• **The exercise**:
Restate exactly the lines of the entries below, beginning with the first and ending with the line that holds "const yTicks = [0, 0.2, 0.4, 0.6, 0.8, 1.0];". Pictures are not copied.

• **Source code of charts**:

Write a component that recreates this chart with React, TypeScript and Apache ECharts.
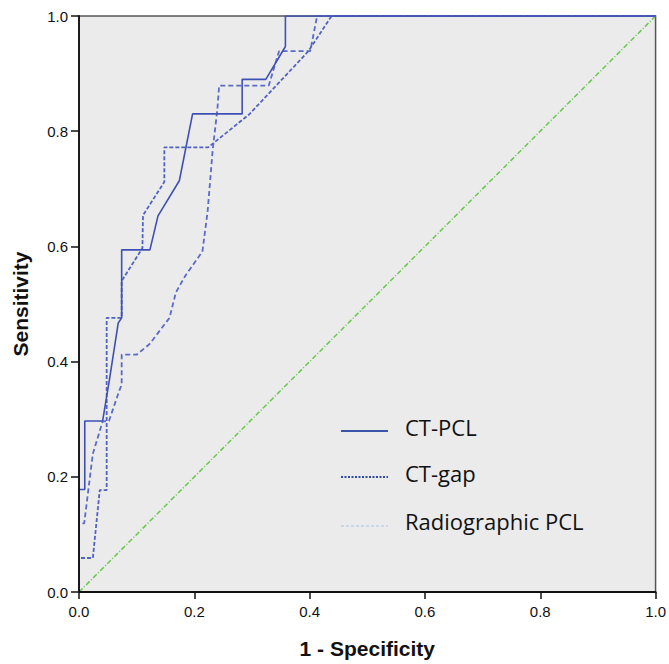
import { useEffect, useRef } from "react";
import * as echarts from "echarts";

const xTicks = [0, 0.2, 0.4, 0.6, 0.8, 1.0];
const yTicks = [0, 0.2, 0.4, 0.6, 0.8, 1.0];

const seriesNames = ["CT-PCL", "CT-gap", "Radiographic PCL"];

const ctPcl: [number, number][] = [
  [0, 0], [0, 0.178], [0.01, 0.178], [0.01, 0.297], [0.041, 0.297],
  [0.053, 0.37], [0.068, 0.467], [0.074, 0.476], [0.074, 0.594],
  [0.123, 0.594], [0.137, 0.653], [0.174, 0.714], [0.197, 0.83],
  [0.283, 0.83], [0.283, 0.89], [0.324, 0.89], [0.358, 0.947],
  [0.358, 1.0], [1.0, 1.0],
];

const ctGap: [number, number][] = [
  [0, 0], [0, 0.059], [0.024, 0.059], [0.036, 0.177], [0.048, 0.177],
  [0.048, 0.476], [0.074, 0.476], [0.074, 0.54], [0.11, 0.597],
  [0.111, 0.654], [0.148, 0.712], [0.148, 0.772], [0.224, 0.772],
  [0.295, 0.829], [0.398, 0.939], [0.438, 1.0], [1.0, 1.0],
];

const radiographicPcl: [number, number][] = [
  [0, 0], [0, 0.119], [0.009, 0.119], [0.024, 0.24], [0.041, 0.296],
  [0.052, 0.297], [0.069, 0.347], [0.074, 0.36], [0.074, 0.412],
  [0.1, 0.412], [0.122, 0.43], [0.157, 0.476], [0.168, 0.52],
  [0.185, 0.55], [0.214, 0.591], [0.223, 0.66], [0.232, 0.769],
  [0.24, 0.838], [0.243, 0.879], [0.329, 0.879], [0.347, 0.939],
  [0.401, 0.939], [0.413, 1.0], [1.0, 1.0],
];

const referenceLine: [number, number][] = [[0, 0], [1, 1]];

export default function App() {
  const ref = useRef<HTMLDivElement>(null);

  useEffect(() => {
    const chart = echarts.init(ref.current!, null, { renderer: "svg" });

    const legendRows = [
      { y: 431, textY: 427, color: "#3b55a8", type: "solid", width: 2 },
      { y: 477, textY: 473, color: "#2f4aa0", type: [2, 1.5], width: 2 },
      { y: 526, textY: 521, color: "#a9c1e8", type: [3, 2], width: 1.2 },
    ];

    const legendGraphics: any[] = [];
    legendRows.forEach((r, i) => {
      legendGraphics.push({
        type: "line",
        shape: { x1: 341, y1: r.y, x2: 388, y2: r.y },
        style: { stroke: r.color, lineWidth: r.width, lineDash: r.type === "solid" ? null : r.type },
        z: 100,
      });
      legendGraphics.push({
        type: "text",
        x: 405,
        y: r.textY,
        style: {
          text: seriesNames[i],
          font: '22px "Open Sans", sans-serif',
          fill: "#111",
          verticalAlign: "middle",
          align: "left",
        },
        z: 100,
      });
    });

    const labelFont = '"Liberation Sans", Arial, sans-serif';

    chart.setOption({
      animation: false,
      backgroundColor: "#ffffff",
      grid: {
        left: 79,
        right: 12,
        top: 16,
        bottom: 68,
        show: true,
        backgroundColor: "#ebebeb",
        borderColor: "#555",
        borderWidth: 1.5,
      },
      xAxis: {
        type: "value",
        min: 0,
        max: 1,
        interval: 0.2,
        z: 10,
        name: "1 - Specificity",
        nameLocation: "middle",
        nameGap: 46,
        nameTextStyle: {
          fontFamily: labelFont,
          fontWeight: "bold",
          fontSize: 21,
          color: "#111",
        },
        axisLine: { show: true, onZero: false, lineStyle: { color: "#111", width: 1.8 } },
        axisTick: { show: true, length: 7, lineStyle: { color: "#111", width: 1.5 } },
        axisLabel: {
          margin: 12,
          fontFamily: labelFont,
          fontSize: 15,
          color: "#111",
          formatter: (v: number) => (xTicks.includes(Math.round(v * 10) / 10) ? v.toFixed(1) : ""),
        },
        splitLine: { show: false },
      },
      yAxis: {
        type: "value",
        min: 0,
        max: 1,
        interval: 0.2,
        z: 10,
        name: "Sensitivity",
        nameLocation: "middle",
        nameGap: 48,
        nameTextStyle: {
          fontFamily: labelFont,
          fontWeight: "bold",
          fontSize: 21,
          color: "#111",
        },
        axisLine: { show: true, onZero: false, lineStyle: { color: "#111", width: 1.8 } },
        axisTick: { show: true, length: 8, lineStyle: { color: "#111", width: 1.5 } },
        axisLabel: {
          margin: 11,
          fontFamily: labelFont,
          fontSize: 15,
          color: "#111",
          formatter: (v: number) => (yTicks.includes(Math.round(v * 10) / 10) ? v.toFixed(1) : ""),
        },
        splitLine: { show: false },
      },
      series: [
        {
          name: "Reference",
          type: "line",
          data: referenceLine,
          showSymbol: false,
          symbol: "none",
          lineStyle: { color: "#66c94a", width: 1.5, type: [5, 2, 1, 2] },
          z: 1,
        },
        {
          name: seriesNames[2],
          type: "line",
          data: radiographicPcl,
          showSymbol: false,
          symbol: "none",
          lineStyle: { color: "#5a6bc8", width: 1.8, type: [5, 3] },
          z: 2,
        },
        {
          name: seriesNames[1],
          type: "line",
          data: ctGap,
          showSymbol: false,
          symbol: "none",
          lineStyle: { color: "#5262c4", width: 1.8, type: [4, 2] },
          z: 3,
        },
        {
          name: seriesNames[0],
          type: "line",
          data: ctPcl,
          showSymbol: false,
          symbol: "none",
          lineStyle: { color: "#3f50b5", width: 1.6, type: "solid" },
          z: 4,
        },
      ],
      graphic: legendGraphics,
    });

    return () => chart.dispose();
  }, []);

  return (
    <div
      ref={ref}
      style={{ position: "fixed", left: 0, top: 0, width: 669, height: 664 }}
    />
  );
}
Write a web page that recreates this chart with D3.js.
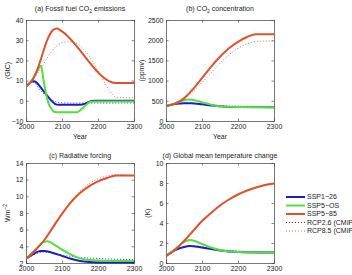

• **The response**:
Write a component that recreates this chart with React, TypeScript and Apache ECharts.
import { useEffect, useRef } from "react";
import * as echarts from "echarts";

const xTicks = [0, 0.2, 0.4, 0.6, 0.8, 1.0];
const yTicks = [0, 0.2, 0.4, 0.6, 0.8, 1.0];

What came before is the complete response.